[Given task]
Transcribe the material exactly. Images do not belong in the copy.

Start Exercise input

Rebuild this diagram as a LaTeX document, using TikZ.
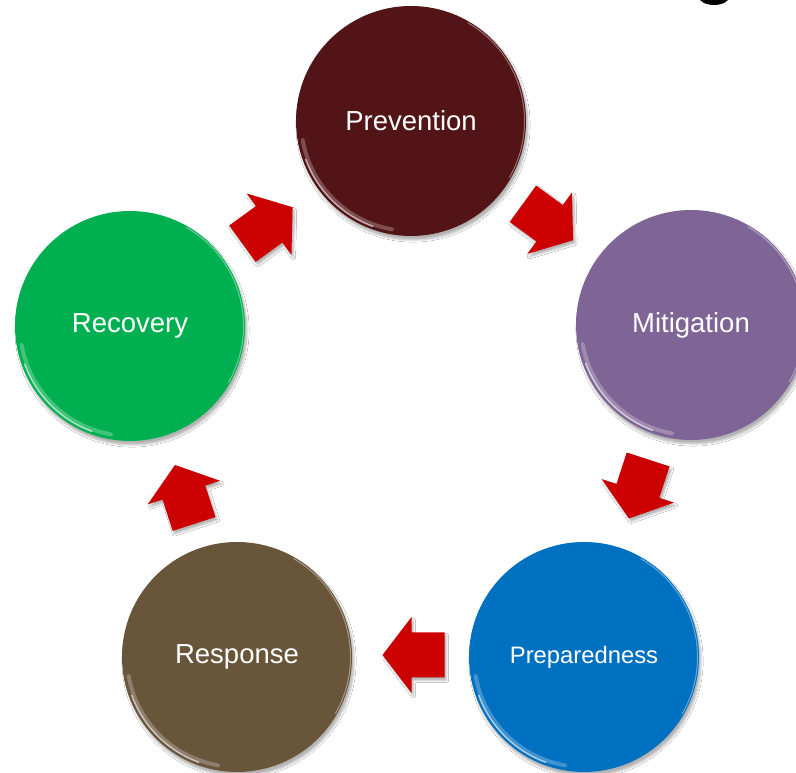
\documentclass[tikz,border=0pt]{standalone}
\usepackage{fontspec}
\setmainfont{Liberation Sans}
\usetikzlibrary{calc,shadows.blur}
\definecolor{cPrev}{RGB}{83,20,23}
\definecolor{cMit}{RGB}{127,101,150}
\definecolor{cPrep}{RGB}{0,112,192}
\definecolor{cResp}{RGB}{104,85,58}
\definecolor{cRec}{RGB}{0,176,80}
\definecolor{cArrow}{RGB}{204,0,0}
\tikzset{
  phase/.style={circle, minimum size=230pt, inner sep=0pt, text=white,
    font=\fontsize{27.5}{33}\selectfont,
    blur shadow={shadow blur steps=6, shadow xshift=2pt, shadow yshift=-4pt, shadow opacity=30}},
  arrowfill/.style={fill=cArrow,
    blur shadow={shadow blur steps=4, shadow xshift=2pt, shadow yshift=-3pt, shadow opacity=30}},
  rimsoft/.style={white, line width=4pt, opacity=0.25, line cap=round},
  rimlow/.style={white, line width=1.5pt, opacity=0.6, line cap=round},
  rimhigh/.style={white, line width=1pt, opacity=0.4, line cap=round},
  cyclearrow/.pic={\path[arrowfill] (-31,-22.5) -- (2,-22.5) -- (2,-38) -- (31,0) -- (2,38) -- (2,22.5) -- (-31,22.5) -- cycle;}
}
\newcommand{\rimglow}[1]{%
  \draw[rimsoft] ($(#1.center)+(190:110)$) arc[start angle=190, end angle=260, radius=110];
  \draw[rimlow] ($(#1.center)+(200:112)$) arc[start angle=200, end angle=250, radius=112];
  \draw[rimhigh] ($(#1.center)+(-30:113.5)$) arc[start angle=-30, end angle=60, radius=113.5];
}
\begin{document}
\begin{tikzpicture}[x=1pt,y=1pt]
\clip (0,0) rectangle (796,773);
\fill[white] (0,0) rectangle (796,773);
% fragment of cut-off title
\fill[black] (714,776) ellipse[x radius=15, y radius=8];
% phases
\node[phase, fill=cPrev] (prev) at (411,652) {\raisebox{-1pt}{Prevention}};
\node[phase, fill=cMit]  (mit)  at (691,448) {\raisebox{-1.5pt}{Mitigation}};
\node[phase, fill=cPrep, font=\fontsize{23.8}{28}\selectfont] (prep) at (584,116) {\raisebox{-1pt}{Preparedness}};
\node[phase, fill=cResp] (resp) at (237,116) {\raisebox{-1pt}{Response}};
\node[phase, fill=cRec]  (rec)  at (130,447) {\raisebox{-1.5pt}{Recovery}};
\foreach \n in {prev,mit,prep,resp,rec}{\rimglow{\n}}
% arrows
\pic[rotate=-36]  at ($(prev)!0.5!(mit)+(-3,1)$) {cyclearrow};
\pic[rotate=-108] at ($(mit)!0.5!(prep)+(1,2)$) {cyclearrow};
\pic[rotate=180]  at ($(prep)!0.5!(resp)+(3,2)$) {cyclearrow};
\pic[rotate=108]  at ($(resp)!0.5!(rec)+(1,-3)$) {cyclearrow};
\pic[rotate=36]   at ($(rec)!0.5!(prev)+(-3,-2)$) {cyclearrow};
\end{tikzpicture}
\end{document}
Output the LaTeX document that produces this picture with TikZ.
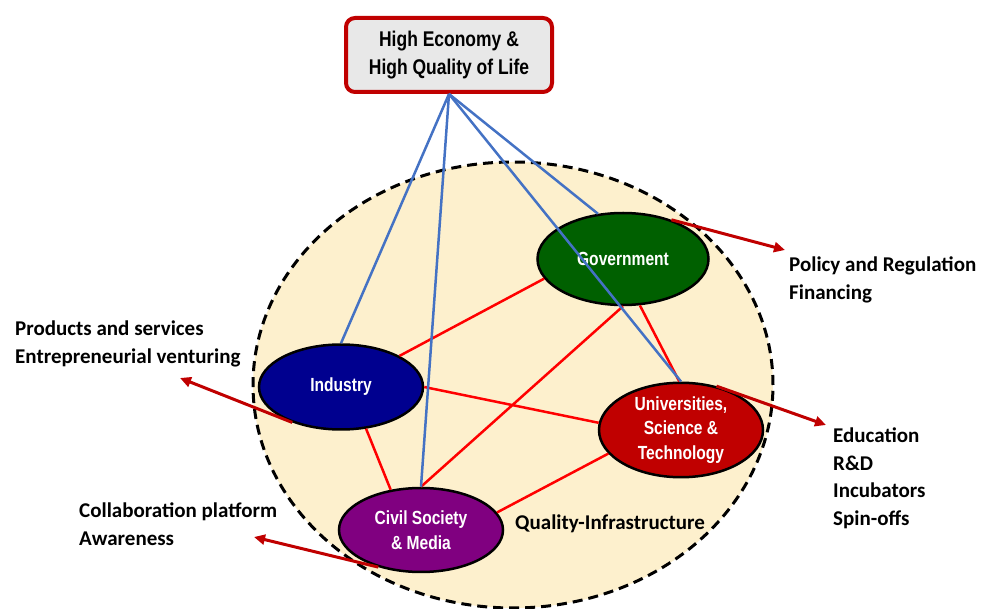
\documentclass[tikz,border=0pt]{standalone}
\usepackage{fontspec}
\setmainfont{Carlito}
\newfontfamily\narrowfont[FakeStretch=0.82]{Liberation Sans}
\usetikzlibrary{shapes.geometric,arrows.meta}
\definecolor{beige}{HTML}{FDF0CD}
\definecolor{boxgrey}{HTML}{E8E8E8}
\definecolor{darkred}{HTML}{C00000}
\definecolor{govgreen}{HTML}{006000}
\definecolor{indblue}{HTML}{00008F}
\definecolor{civpurple}{HTML}{800080}
\definecolor{linkblue}{HTML}{4472C4}
\tikzset{
  actor/.style={ellipse, draw=black, line width=2.5pt, minimum width=164pt, minimum height=85pt, inner sep=0pt,
    text=white, font=\narrowfont\bfseries\fontsize{19}{24.5}\selectfont, align=center},
  bluelink/.style={draw=linkblue, line width=2.5pt},
  redlink/.style={draw=red, line width=2.5pt},
  outarrow/.style={draw=darkred, line width=3pt, -{Triangle[length=11pt,width=10pt]}},
  caption/.style={font=\bfseries\fontsize{21}{27.5}\selectfont, align=left, anchor=north west, inner sep=0pt},
}
\begin{document}
\begin{tikzpicture}[x=1pt,y=-1pt]
\useasboundingbox (0,0) rectangle (989,609);
\begin{scope}
\clip (0,0) rectangle (989,609);
\node[ellipse, draw=black, fill=beige, line width=3pt, dash pattern=on 10pt off 6pt,
  minimum width=520pt, minimum height=446pt, inner sep=0pt] (sys) at (513,385) {};
\end{scope}
\node[draw=darkred, fill=boxgrey, line width=4pt, rounded corners=9pt, minimum width=206pt, minimum height=74pt,
  inner sep=0pt, align=center, font=\narrowfont\bfseries\fontsize{21.3}{28}\selectfont] (top) at (449,55)
  {High Economy \&\\High Quality of Life};
\node[actor, fill=govgreen, minimum width=171pt, minimum height=92pt] (gov) at (623,259) {Government};
\node[actor, fill=indblue] (ind) at (341,387) {Industry};
\node[actor, fill=darkred, minimum height=84pt] (uni) at (681,430) {Universities,\\Science \&\\Technology};
\node[actor, fill=civpurple, minimum height=84pt] (civ) at (421,530) {Civil Society\\\& Media};
% red links
\draw[redlink] (ind.28) -- (gov.194);
\draw[redlink] (ind.east) -- (uni.175);
\draw[redlink] (ind.301) -- (civ.127);
\draw[redlink] (civ.north) -- (gov.270);
\draw[redlink] (civ.13) -- (uni.198);
\draw[redlink] (gov.290) -- (uni.92);
% blue links
\draw[bluelink] (top.south) -- (ind.north);
\draw[bluelink] (top.south) -- (civ.north);
\draw[bluelink] (top.south) -- (gov.119);
\draw[bluelink] (top.south) -- (uni.north);
% outward arrows
\coordinate (govtip) at (785,250);
\coordinate (indtip) at (180,378);
\coordinate (unitip) at (826,425);
\coordinate (civtip) at (254,537);
\draw[outarrow] (gov.39) -- (govtip);
\draw[outarrow] (ind.216) -- (indtip);
\draw[outarrow] (uni.51) -- (unitip);
\draw[outarrow] (civ.221) -- (civtip);
% captions
\node[caption] (govcap) at (789,257) {Policy and Regulation\\Financing};
\node[caption] (indcap) at (15,321) {Products and services\\Entrepreneurial venturing};
\node[caption] (unicap) at (833,428) {Education\\R\&D\\Incubators\\Spin-offs};
\node[caption] (civcap) at (79,503) {Collaboration platform\\Awareness};
\node[caption] (qi) at (515,515) {Quality-Infrastructure};
\end{tikzpicture}
\end{document}
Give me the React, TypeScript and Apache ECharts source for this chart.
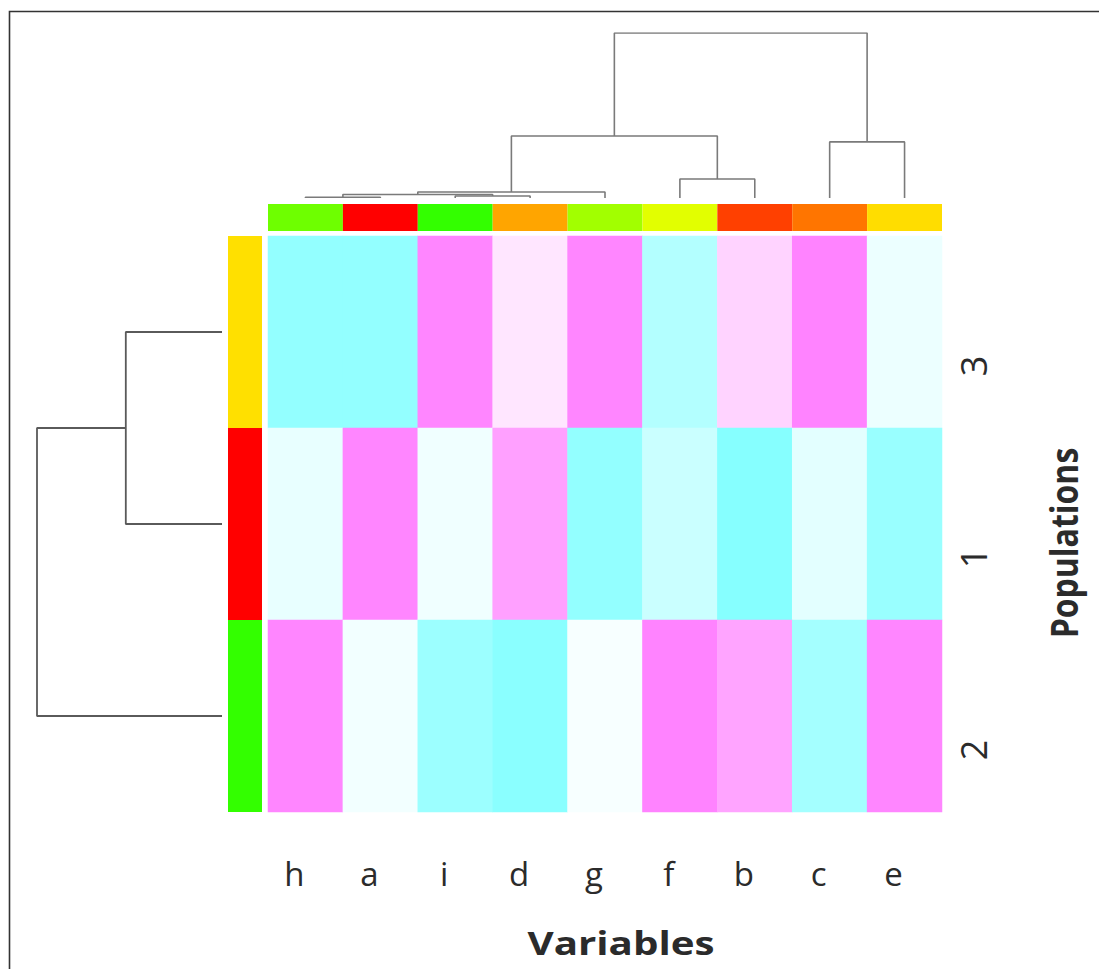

End Exercise input

[The answer]
Rebuild this diagram as a LaTeX document, using TikZ.
\documentclass[tikz,border=0pt]{standalone}
\usepackage{fontspec}
\setmainfont{Liberation Sans}
\usetikzlibrary{calc,shadows.blur}
\definecolor{cPrev}{RGB}{83,20,23}
\definecolor{cMit}{RGB}{127,101,150}
\definecolor{cPrep}{RGB}{0,112,192}
\definecolor{cResp}{RGB}{104,85,58}
\definecolor{cRec}{RGB}{0,176,80}
\definecolor{cArrow}{RGB}{204,0,0}
\tikzset{
  phase/.style={circle, minimum size=230pt, inner sep=0pt, text=white,
    font=\fontsize{27.5}{33}\selectfont,
    blur shadow={shadow blur steps=6, shadow xshift=2pt, shadow yshift=-4pt, shadow opacity=30}},
  arrowfill/.style={fill=cArrow,
    blur shadow={shadow blur steps=4, shadow xshift=2pt, shadow yshift=-3pt, shadow opacity=30}},
  rimsoft/.style={white, line width=4pt, opacity=0.25, line cap=round},
  rimlow/.style={white, line width=1.5pt, opacity=0.6, line cap=round},
  rimhigh/.style={white, line width=1pt, opacity=0.4, line cap=round},
  cyclearrow/.pic={\path[arrowfill] (-31,-22.5) -- (2,-22.5) -- (2,-38) -- (31,0) -- (2,38) -- (2,22.5) -- (-31,22.5) -- cycle;}
}
\newcommand{\rimglow}[1]{%
  \draw[rimsoft] ($(#1.center)+(190:110)$) arc[start angle=190, end angle=260, radius=110];
  \draw[rimlow] ($(#1.center)+(200:112)$) arc[start angle=200, end angle=250, radius=112];
  \draw[rimhigh] ($(#1.center)+(-30:113.5)$) arc[start angle=-30, end angle=60, radius=113.5];
}
\begin{document}
\begin{tikzpicture}[x=1pt,y=1pt]
\clip (0,0) rectangle (796,773);
\fill[white] (0,0) rectangle (796,773);
% fragment of cut-off title
\fill[black] (714,776) ellipse[x radius=15, y radius=8];
% phases
\node[phase, fill=cPrev] (prev) at (411,652) {\raisebox{-1pt}{Prevention}};
\node[phase, fill=cMit]  (mit)  at (691,448) {\raisebox{-1.5pt}{Mitigation}};
\node[phase, fill=cPrep, font=\fontsize{23.8}{28}\selectfont] (prep) at (584,116) {\raisebox{-1pt}{Preparedness}};
\node[phase, fill=cResp] (resp) at (237,116) {\raisebox{-1pt}{Response}};
\node[phase, fill=cRec]  (rec)  at (130,447) {\raisebox{-1.5pt}{Recovery}};
\foreach \n in {prev,mit,prep,resp,rec}{\rimglow{\n}}
% arrows
\pic[rotate=-36]  at ($(prev)!0.5!(mit)+(-3,1)$) {cyclearrow};
\pic[rotate=-108] at ($(mit)!0.5!(prep)+(1,2)$) {cyclearrow};
\pic[rotate=180]  at ($(prep)!0.5!(resp)+(3,2)$) {cyclearrow};
\pic[rotate=108]  at ($(resp)!0.5!(rec)+(1,-3)$) {cyclearrow};
\pic[rotate=36]   at ($(rec)!0.5!(prev)+(-3,-2)$) {cyclearrow};
\end{tikzpicture}
\end{document}
Output the LaTeX document that produces this picture with TikZ.
\documentclass[tikz,border=0pt]{standalone}
\usepackage{fontspec}
\setmainfont{Carlito}
\newfontfamily\narrowfont[FakeStretch=0.82]{Liberation Sans}
\usetikzlibrary{shapes.geometric,arrows.meta}
\definecolor{beige}{HTML}{FDF0CD}
\definecolor{boxgrey}{HTML}{E8E8E8}
\definecolor{darkred}{HTML}{C00000}
\definecolor{govgreen}{HTML}{006000}
\definecolor{indblue}{HTML}{00008F}
\definecolor{civpurple}{HTML}{800080}
\definecolor{linkblue}{HTML}{4472C4}
\tikzset{
  actor/.style={ellipse, draw=black, line width=2.5pt, minimum width=164pt, minimum height=85pt, inner sep=0pt,
    text=white, font=\narrowfont\bfseries\fontsize{19}{24.5}\selectfont, align=center},
  bluelink/.style={draw=linkblue, line width=2.5pt},
  redlink/.style={draw=red, line width=2.5pt},
  outarrow/.style={draw=darkred, line width=3pt, -{Triangle[length=11pt,width=10pt]}},
  caption/.style={font=\bfseries\fontsize{21}{27.5}\selectfont, align=left, anchor=north west, inner sep=0pt},
}
\begin{document}
\begin{tikzpicture}[x=1pt,y=-1pt]
\useasboundingbox (0,0) rectangle (989,609);
\begin{scope}
\clip (0,0) rectangle (989,609);
\node[ellipse, draw=black, fill=beige, line width=3pt, dash pattern=on 10pt off 6pt,
  minimum width=520pt, minimum height=446pt, inner sep=0pt] (sys) at (513,385) {};
\end{scope}
\node[draw=darkred, fill=boxgrey, line width=4pt, rounded corners=9pt, minimum width=206pt, minimum height=74pt,
  inner sep=0pt, align=center, font=\narrowfont\bfseries\fontsize{21.3}{28}\selectfont] (top) at (449,55)
  {High Economy \&\\High Quality of Life};
\node[actor, fill=govgreen, minimum width=171pt, minimum height=92pt] (gov) at (623,259) {Government};
\node[actor, fill=indblue] (ind) at (341,387) {Industry};
\node[actor, fill=darkred, minimum height=84pt] (uni) at (681,430) {Universities,\\Science \&\\Technology};
\node[actor, fill=civpurple, minimum height=84pt] (civ) at (421,530) {Civil Society\\\& Media};
% red links
\draw[redlink] (ind.28) -- (gov.194);
\draw[redlink] (ind.east) -- (uni.175);
\draw[redlink] (ind.301) -- (civ.127);
\draw[redlink] (civ.north) -- (gov.270);
\draw[redlink] (civ.13) -- (uni.198);
\draw[redlink] (gov.290) -- (uni.92);
% blue links
\draw[bluelink] (top.south) -- (ind.north);
\draw[bluelink] (top.south) -- (civ.north);
\draw[bluelink] (top.south) -- (gov.119);
\draw[bluelink] (top.south) -- (uni.north);
% outward arrows
\coordinate (govtip) at (785,250);
\coordinate (indtip) at (180,378);
\coordinate (unitip) at (826,425);
\coordinate (civtip) at (254,537);
\draw[outarrow] (gov.39) -- (govtip);
\draw[outarrow] (ind.216) -- (indtip);
\draw[outarrow] (uni.51) -- (unitip);
\draw[outarrow] (civ.221) -- (civtip);
% captions
\node[caption] (govcap) at (789,257) {Policy and Regulation\\Financing};
\node[caption] (indcap) at (15,321) {Products and services\\Entrepreneurial venturing};
\node[caption] (unicap) at (833,428) {Education\\R\&D\\Incubators\\Spin-offs};
\node[caption] (civcap) at (79,503) {Collaboration platform\\Awareness};
\node[caption] (qi) at (515,515) {Quality-Infrastructure};
\end{tikzpicture}
\end{document}
Give me the React, TypeScript and Apache ECharts source for this chart.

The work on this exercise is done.